I was just about to sit and write a short message of commendation to the president for helping – or making it easier – for his men to do the right thing, when I read that the presidential spokesman, Mahama Ayariga had stated emphatically that the his boss had no hand in the twin-resignations of Sipa-Yankey and Adamu Seidu.

Ayariga says his boss engaged in “extensive consultations” with those who are alleged to have taken bribes from Mabey and Johnson and thereafter, Sipa-Yankey and Adamu Seidu, “offered to resign and the president did not object to their offer to resign... the two ministers were not asked by anybody to resign.”

What exactly are “extensive consultations” and do they include “advice” to impress (or force) the two men to step aside?

Whether they jumped or were pushed might seem insignificant. After all, they have resigned, haven’t they? Whether Jonah swallowed the whale or the whale swallowed Jonah, there was a swallow. But the president gets some plaudits for asking them to resign (if he did) and this fact is not lost on Okudzeto-Ablakwa. He was just trying to get people to applaud the president.

Ayariga, on the other hand, is a lawyer and he is very much aware that any suggestion that the two men were asked – or advised or forced – to resign could result in a public presumption of guilt. Considering that the Commission on Human Rights and Administrative Justice has been asked to investigate the Mabey and Johnson bribery scandal, such presumptions are not good enough for the people concerned, not to mention the government.

And so it was imperative for government officials to have agreed on how the resignations were going to be conveyed to the public. No such thing happened and that’s why I am wondering why the deputy information minister will say one thing only for the presidential spokesman to say another, ostensibly for purposes of clarification.

Just last week, I had issues with my friend and brother Stan Dogbe on this same issue of government singing two different tunes on the same subject. Then it was the same deputy information minister who told journalists that a total of 50 million dollars was needed to complete the presidential mansion only to turn around to issue a statement of clarification indicating that what is required rather amounts to 16 million dollars.

After President Mills spoke to a group of journalists in Cape Coast about the competence of his ministers, there was a frantic rush in government as ministers and presidential aides hopped around with different explanations of what the president’s words actually meant.
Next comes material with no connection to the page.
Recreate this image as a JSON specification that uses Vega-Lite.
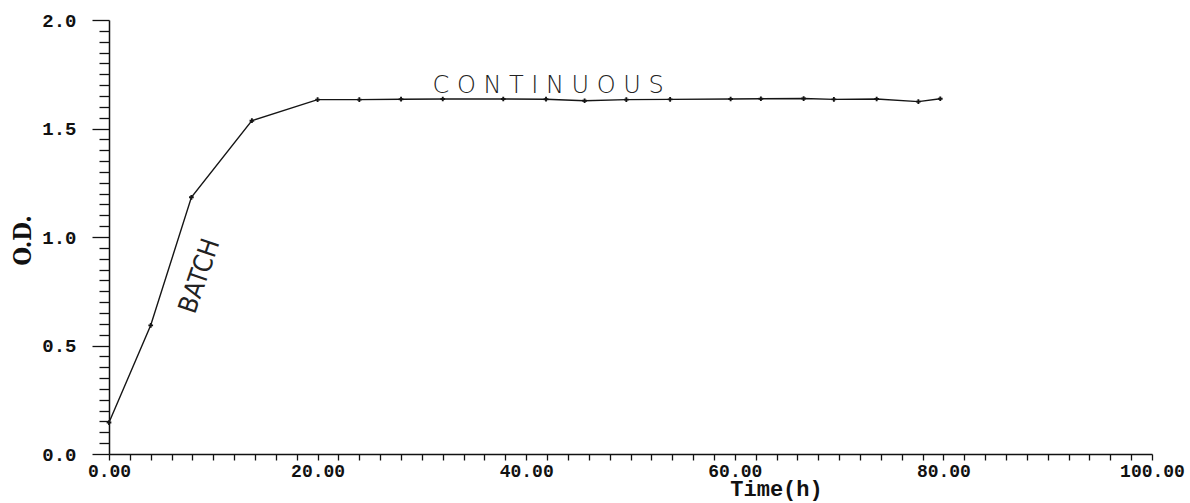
{
  "$schema": "https://vega.github.io/schema/vega-lite/v6.json",
  "width": 1043,
  "height": 434,
  "autosize": {"type": "none"},
  "padding": {"left": 109, "top": 20, "right": 38, "bottom": 49},
  "background": "white",
  "config": {"view": {"stroke": null}},
  "datasets": {
    "od": [
      {"time": 0, "od": 0.145},
      {"time": 4.0, "od": 0.593},
      {"time": 7.9, "od": 1.183},
      {"time": 13.7, "od": 1.536},
      {"time": 20.0, "od": 1.633},
      {"time": 24.0, "od": 1.633},
      {"time": 28.0, "od": 1.635},
      {"time": 32.0, "od": 1.636},
      {"time": 37.8, "od": 1.636},
      {"time": 41.9, "od": 1.635},
      {"time": 45.6, "od": 1.628},
      {"time": 49.6, "od": 1.633},
      {"time": 53.8, "od": 1.634},
      {"time": 59.6, "od": 1.636},
      {"time": 62.5, "od": 1.637},
      {"time": 66.6, "od": 1.638},
      {"time": 69.5, "od": 1.634},
      {"time": 73.6, "od": 1.636},
      {"time": 77.6, "od": 1.624},
      {"time": 79.7, "od": 1.637}
    ],
    "notes": [
      {"label": "C O N T I N U O U S", "time": 42.1, "od": 1.696, "kind": "cont"},
      {"label": "BATCH", "time": 8.7, "od": 0.82, "kind": "batch"}
    ]
  },
  "encoding": {
    "x": {
      "field": "time",
      "type": "quantitative",
      "scale": {"domain": [0, 100], "nice": false, "zero": false},
      "axis": {
        "values": [0,2,4,6,8,10,12,14,16,18,20,22,24,26,28,30,32,34,36,38,40,42,44,46,48,50,52,54,56,58,60,62,64,66,68,70,72,74,76,78,80,82,84,86,88,90,92,94,96,98,100],
        "labelExpr": "datum.value % 20 === 0 ? format(datum.value, '.2f') : ''",
        "labelOverlap": false,
        "labelFlush": false,
        "labelAlign": "center",
        "labelFont": "Liberation Mono",
        "labelFontWeight": "bold",
        "labelFontSize": 18,
        "labelColor": "#111",
        "labelPadding": 2,
        "tickSize": 6,
        "tickColor": "#111",
        "tickWidth": 1.3,
        "domainColor": "#111",
        "domainWidth": 1.5,
        "grid": false,
        "title": "Time(h)",
        "titleFont": "Liberation Mono",
        "titleFontWeight": "bold",
        "titleFontSize": 22,
        "titleColor": "#111",
        "titleX": 667,
        "titleY": 41,
        "titleAlign": "center",
        "titleBaseline": "alphabetic"
      }
    },
    "y": {
      "field": "od",
      "type": "quantitative",
      "scale": {"domain": [0, 2], "nice": false},
      "axis": {
        "values": [0,0.05,0.1,0.15,0.2,0.25,0.3,0.35,0.4,0.45,0.5,0.55,0.6,0.65,0.7,0.75,0.8,0.85,0.9,0.95,1,1.05,1.1,1.15,1.2,1.25,1.3,1.35,1.4,1.45,1.5,1.55,1.6,1.65,1.7,1.75,1.8,1.85,1.9,1.95,2],
        "labelExpr": "abs(datum.value * 2 - round(datum.value * 2)) < 0.001 ? format(datum.value, '.1f') : ''",
        "labelOverlap": false,
        "labelFlush": false,
        "labelBaseline": "middle",
        "labelFont": "Liberation Mono",
        "labelFontWeight": "bold",
        "labelFontSize": 19,
        "labelColor": "#111",
        "labelPadding": 16,
        "tickSize": {"condition": {"test": "abs(datum.value * 2 - round(datum.value * 2)) < 0.001", "value": 17}, "value": 10},
        "tickColor": "#111",
        "tickWidth": 1.3,
        "domainColor": "#111",
        "domainWidth": 1.5,
        "grid": false,
        "title": "O.D.",
        "titleFont": "DejaVu Serif Condensed",
        "titleFontWeight": "bold",
        "titleFontSize": 24,
        "titleColor": "#111",
        "titleAngle": -90,
        "titleX": -86,
        "titleY": 220,
        "titleAlign": "center",
        "titleBaseline": "middle"
      }
    }
  },
  "layer": [
    {
      "data": {"name": "od"},
      "mark": {
        "type": "line",
        "color": "#151515",
        "strokeWidth": 1.4,
        "point": {"shape": "cross", "size": 22, "filled": true, "color": "#151515"}
      }
    },
    {
      "data": {"name": "notes"},
      "transform": [{"filter": "datum.kind === 'cont'"}],
      "mark": {"type": "text", "font": "DejaVu Sans", "fontSize": 24, "fontWeight": 300, "color": "#222", "align": "center", "baseline": "middle"},
      "encoding": {"text": {"field": "label"}}
    },
    {
      "data": {"name": "notes"},
      "transform": [{"filter": "datum.kind === 'batch'"}],
      "mark": {"type": "text", "font": "DejaVu Sans Condensed", "fontWeight": 300, "fontSize": 26, "angle": -71, "color": "#222", "align": "center", "baseline": "middle"},
      "encoding": {"text": {"field": "label"}}
    }
  ]
}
The president himself called into a radio station on the issue at the same time his spokesman was on the network explaining and defending what he had said.

So what on earth is going? Why can’t government speak with one voice, say what it means and mean what it says? It makes no sense that a government will have its information management system in such a mess when it has an information minister, two deputy information ministers, a presidential spokesperson and a director of communications at the presidency. Could it be a case of too many cooks spoiling the broth? I don’t know.

What I do know is that as a journalist, I’m beginning to think that the information ministry sometimes operates separately from the presidency. On the issue of the presidential mansion there was a time when a Joy FM reporter who called up the information ministry for a few clarifications was asked to speak to presidency. When one gets to the presidency, the animosity It’s not pretty.

And that’s why my fickle mind still wants to know: What is the difference between the presidency and the information ministry? What’s the difference between the presidential spokesman and the director of communications at the presidency? And why can’t they just speak with one voice and one accord? Could it be yet another indication that ‘Team B’ is not ‘seeing top’?